## begin Records supplied

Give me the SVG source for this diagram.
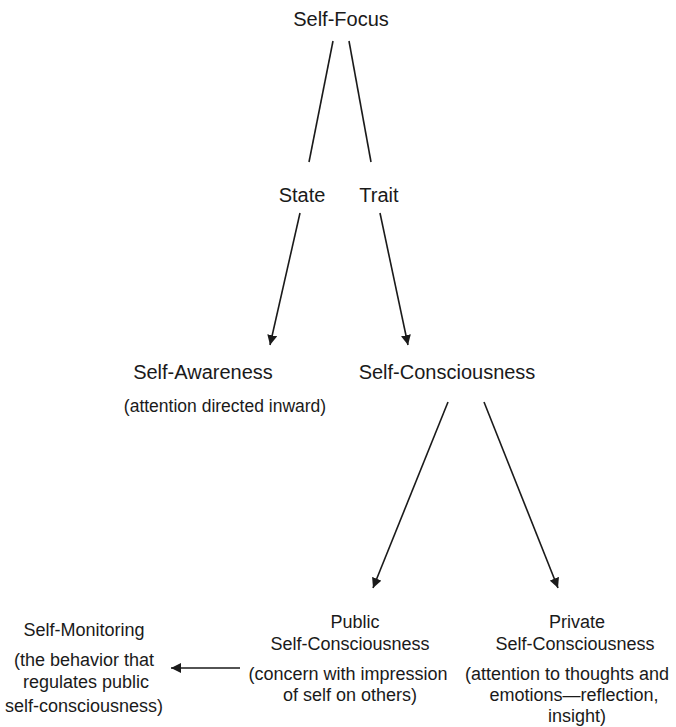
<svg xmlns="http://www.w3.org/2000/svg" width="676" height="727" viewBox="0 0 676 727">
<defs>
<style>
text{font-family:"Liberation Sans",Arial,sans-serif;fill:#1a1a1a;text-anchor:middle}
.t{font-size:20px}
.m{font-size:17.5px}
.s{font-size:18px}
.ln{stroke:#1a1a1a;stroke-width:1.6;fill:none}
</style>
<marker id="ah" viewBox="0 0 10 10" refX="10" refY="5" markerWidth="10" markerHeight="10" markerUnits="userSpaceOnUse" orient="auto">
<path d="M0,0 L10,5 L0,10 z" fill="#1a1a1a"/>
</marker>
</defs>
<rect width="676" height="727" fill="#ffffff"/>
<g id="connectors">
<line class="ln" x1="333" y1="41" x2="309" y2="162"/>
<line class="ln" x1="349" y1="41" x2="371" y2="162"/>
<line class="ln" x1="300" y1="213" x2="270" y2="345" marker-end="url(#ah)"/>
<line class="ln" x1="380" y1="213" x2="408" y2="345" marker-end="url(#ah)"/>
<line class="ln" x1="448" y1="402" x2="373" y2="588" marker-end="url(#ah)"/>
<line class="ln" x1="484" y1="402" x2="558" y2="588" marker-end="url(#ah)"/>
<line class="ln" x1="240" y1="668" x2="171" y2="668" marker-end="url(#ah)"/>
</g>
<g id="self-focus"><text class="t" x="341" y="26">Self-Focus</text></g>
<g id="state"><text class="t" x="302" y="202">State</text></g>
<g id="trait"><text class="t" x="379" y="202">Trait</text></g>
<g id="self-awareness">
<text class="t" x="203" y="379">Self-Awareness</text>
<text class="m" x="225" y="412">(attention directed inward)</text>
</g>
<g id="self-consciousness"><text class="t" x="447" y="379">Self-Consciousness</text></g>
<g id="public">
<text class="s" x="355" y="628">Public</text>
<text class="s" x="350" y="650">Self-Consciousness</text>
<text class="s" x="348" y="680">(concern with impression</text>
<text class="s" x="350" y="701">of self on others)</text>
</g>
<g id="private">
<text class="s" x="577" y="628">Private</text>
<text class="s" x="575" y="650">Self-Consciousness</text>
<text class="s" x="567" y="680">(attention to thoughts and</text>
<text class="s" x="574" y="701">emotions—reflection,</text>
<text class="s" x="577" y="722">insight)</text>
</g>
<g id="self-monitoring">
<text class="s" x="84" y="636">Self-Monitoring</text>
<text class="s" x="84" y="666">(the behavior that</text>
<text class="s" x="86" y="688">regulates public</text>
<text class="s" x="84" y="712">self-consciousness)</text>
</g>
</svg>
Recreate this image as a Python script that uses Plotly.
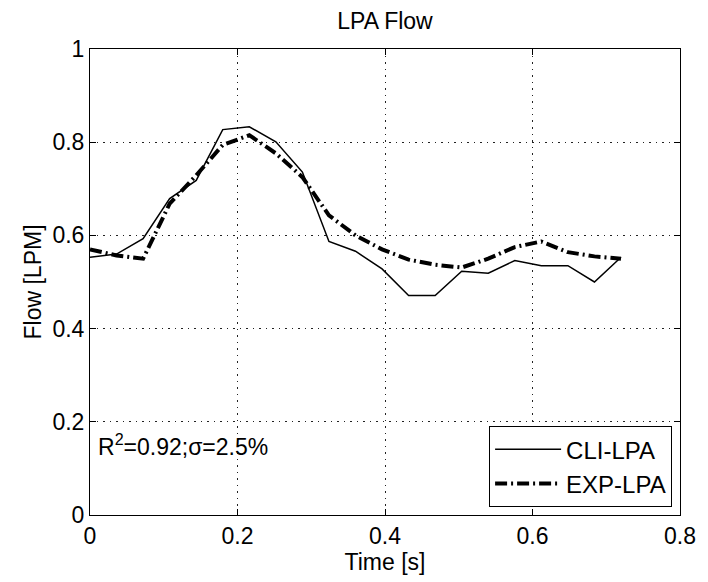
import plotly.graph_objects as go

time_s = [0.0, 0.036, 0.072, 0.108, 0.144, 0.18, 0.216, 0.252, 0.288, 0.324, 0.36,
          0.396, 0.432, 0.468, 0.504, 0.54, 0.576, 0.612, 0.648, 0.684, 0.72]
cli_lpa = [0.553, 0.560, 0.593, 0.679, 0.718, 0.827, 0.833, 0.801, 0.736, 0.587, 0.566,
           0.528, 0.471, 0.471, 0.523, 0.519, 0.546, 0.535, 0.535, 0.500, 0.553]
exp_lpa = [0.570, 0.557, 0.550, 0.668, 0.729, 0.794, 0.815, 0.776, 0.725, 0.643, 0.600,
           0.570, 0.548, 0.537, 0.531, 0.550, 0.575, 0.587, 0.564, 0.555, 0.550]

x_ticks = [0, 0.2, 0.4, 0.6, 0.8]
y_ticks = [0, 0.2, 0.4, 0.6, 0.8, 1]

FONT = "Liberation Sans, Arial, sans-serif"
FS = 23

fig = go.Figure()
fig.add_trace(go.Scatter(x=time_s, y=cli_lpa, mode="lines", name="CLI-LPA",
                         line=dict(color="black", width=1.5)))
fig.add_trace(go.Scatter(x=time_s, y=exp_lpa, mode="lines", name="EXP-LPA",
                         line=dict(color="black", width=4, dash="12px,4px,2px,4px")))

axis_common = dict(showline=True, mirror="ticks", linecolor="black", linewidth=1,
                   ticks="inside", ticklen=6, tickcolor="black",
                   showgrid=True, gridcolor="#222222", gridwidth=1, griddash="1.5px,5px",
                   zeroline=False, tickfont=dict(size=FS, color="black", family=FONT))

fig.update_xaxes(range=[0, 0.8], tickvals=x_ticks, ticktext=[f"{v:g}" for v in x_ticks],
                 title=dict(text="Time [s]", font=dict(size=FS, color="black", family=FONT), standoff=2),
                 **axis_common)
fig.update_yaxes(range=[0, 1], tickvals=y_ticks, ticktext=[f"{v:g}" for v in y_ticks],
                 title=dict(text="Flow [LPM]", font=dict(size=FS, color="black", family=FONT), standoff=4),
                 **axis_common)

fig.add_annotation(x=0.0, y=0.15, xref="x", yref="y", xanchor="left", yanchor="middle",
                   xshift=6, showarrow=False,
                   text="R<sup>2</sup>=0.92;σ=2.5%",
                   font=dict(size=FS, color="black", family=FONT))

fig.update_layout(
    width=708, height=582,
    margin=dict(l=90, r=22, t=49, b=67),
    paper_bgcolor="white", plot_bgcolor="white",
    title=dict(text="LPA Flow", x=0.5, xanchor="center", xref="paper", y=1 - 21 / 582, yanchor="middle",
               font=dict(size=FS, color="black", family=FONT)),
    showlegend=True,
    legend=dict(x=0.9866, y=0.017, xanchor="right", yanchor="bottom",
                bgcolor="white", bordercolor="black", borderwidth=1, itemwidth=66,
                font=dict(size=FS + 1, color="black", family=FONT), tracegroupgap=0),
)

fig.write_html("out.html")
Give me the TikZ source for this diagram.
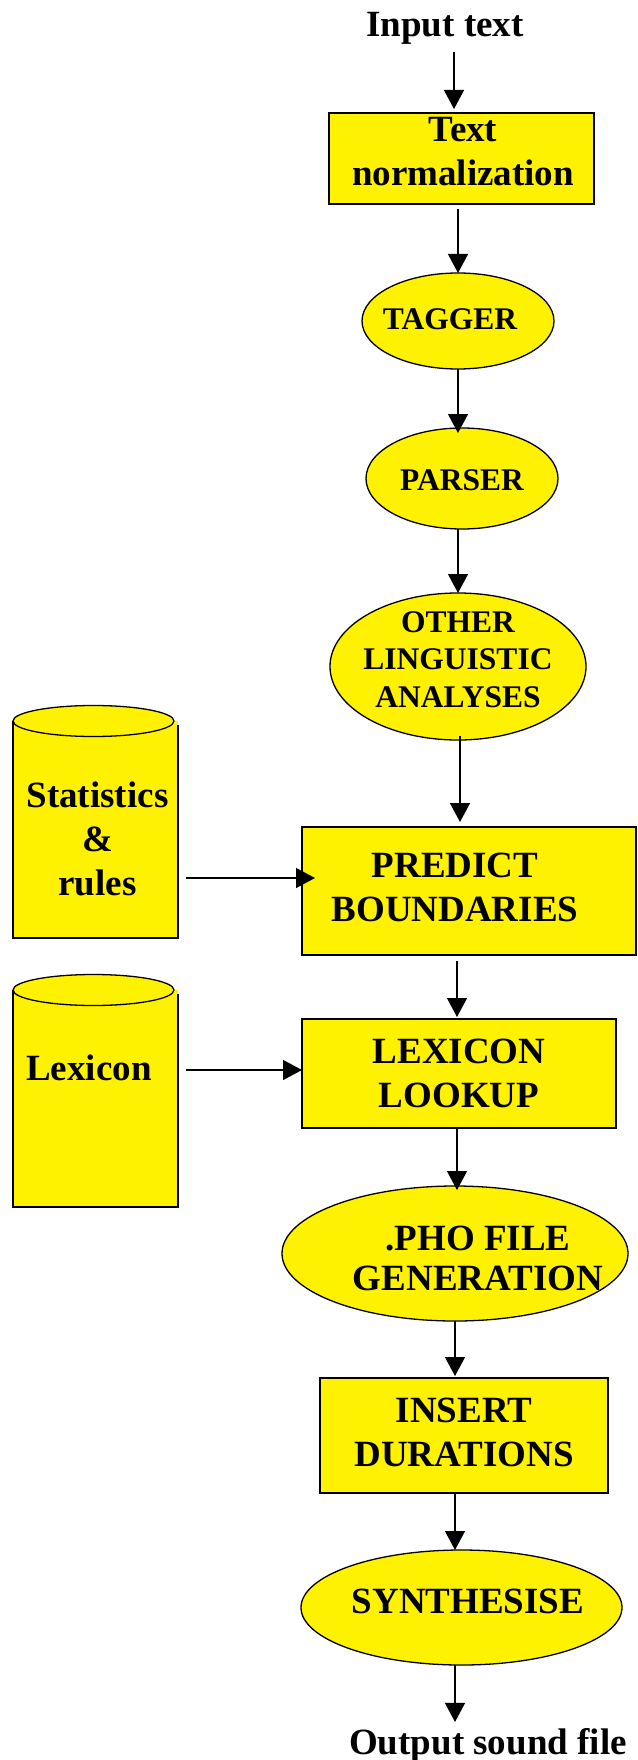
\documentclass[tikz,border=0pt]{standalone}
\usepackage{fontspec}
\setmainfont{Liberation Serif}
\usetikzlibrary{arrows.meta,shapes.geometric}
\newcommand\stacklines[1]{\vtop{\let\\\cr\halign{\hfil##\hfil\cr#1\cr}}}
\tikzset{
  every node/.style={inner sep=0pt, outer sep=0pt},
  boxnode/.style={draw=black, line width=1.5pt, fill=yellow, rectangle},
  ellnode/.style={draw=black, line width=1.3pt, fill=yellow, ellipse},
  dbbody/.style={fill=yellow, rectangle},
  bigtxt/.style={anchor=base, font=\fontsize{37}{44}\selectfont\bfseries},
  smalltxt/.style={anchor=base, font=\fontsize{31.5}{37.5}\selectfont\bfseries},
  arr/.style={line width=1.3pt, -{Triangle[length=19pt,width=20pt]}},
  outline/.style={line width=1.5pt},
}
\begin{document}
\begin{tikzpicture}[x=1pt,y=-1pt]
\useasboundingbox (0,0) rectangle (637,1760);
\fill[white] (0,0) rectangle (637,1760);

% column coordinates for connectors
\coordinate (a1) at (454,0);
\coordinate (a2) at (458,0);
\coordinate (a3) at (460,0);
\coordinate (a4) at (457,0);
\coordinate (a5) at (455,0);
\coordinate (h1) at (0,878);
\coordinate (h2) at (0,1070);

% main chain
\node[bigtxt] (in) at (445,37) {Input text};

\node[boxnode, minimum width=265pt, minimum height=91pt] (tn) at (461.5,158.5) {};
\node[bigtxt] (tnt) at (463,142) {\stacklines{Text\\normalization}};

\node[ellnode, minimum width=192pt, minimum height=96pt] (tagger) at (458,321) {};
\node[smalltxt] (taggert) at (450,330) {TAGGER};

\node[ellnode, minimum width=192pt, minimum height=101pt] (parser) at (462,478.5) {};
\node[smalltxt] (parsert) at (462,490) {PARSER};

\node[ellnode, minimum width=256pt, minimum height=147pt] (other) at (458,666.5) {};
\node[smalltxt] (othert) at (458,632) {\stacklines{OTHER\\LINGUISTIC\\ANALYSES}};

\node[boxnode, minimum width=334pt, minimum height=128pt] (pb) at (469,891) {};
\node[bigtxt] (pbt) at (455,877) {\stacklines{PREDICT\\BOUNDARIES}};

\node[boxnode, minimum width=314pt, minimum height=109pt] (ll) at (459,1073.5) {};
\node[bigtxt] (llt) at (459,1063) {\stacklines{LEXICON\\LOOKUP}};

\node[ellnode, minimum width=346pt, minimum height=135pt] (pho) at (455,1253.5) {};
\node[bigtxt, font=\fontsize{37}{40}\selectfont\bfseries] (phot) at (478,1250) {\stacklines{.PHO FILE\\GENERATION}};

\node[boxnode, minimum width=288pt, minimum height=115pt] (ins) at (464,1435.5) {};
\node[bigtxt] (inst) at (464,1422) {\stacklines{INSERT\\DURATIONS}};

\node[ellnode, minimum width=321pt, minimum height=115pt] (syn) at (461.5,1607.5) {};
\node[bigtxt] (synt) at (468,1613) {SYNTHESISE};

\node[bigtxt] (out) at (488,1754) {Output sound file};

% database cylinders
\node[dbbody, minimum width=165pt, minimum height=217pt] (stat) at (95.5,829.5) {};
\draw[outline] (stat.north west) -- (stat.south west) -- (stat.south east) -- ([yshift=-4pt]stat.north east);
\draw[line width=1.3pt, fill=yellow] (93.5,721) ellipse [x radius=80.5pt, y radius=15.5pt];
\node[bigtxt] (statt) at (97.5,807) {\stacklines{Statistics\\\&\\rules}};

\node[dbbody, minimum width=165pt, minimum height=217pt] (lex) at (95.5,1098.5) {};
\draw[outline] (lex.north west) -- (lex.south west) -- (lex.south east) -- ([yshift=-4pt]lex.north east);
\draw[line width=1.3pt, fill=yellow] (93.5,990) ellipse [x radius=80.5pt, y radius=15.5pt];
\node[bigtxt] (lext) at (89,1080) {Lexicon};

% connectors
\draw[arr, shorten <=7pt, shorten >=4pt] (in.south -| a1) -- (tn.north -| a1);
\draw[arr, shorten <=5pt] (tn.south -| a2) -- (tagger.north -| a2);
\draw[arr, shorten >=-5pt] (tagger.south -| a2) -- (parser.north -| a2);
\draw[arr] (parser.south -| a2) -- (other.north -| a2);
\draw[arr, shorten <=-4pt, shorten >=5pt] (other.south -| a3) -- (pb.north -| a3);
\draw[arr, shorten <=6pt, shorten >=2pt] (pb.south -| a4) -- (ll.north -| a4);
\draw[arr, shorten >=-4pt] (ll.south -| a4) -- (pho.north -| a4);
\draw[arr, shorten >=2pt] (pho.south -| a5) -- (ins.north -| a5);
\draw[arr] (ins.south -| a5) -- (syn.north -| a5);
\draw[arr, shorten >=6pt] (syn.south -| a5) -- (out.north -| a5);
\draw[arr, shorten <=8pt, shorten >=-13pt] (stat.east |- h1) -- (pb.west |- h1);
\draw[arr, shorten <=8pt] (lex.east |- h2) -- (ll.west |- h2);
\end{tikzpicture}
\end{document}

## end Records supplied

Pull out all lines in the data above that include "Give".

Give me the SVG source for this diagram.
Give me the TikZ source for this diagram.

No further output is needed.